Dziennikarka twierdzi, że Polki są coraz lepiej wykształcone, doskonale radzą sobie w różnych zawodach, nawet tych uznawanych za typowo męskie, i mogą zajmować kluczowe stanowiska. W tej kwestii potrzebna jest jednak pewna zmiana myślenia w społeczeństwie.
– Rola kobiet we współczesnym świecie jest ogromna. Ale jest jeszcze bardzo dużo miejsca do wypełnienia przez kobiety i jest jeszcze bardzo dużo miejsca do tego, żebyśmy zrozumieli, że ta rola kobiet i mężczyzn, i w ogóle piękno współczesnego świata, polega na partnerstwie. I dopóki tego partnerstwa kobiety i mężczyzny nie będzie, dopóki nie będzie wzajemnego szacunku, albo kobiety i kobiety, albo mężczyzny, ale tego partnerstwa na równych zasadach, dopóty świat będzie kulawy i będzie miał problemy – mówi Grażyna Torbicka.

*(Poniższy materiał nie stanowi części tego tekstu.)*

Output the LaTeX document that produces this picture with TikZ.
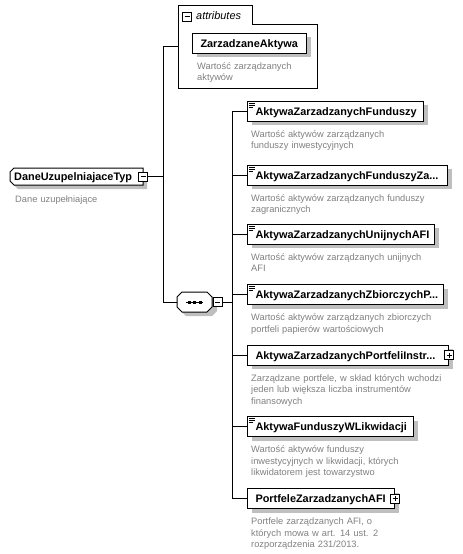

Jej zdaniem kobiety powinny mieć odwagę i motywację do przebijania się przez szklane sufity. Nie mogą tworzyć w swojej głowie barier, które nie pozwalają im zawalczyć o realizację swoich planów.
– Szklane sufity są, ale już coraz cieńsze. Kobiety mają ogromną siłę, są zdeterminowane, jeśli mają jakiś cel, jeśli mają jakieś marzenie, to będą za nim podążać. I to, co ja jeszcze cenię bardzo w nas, kobietach, z czego osobiście też jestem dumna w moim życiu, to umiejętność łączenia pasji zawodowej z udanym życiem osobistym, że nie musi jedno przeczyć drugiemu, nie musi jedno likwidować drugiego. To jest też coś, na co powinniśmy zwrócić uwagę – mówi Grażyna Torbicka.

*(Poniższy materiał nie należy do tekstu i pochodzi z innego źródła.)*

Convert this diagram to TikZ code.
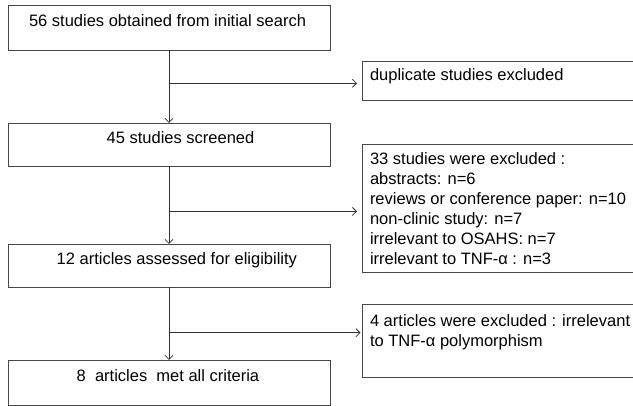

Dziennikarka przyznaje, że ona sama też nie raz przebijała szklany sufit i konsekwentnie dążyła do wytyczonego celu.
– Jeśli chcieli mnie jakoś pod tym sufitem utrzymać, to zawsze starałam się pokazywać drugiej stronie, że jeśli nie tymi drzwiami, to innymi wejdę i tak będę robić to, co chcę robić – dodaje Grażyna Torbicka.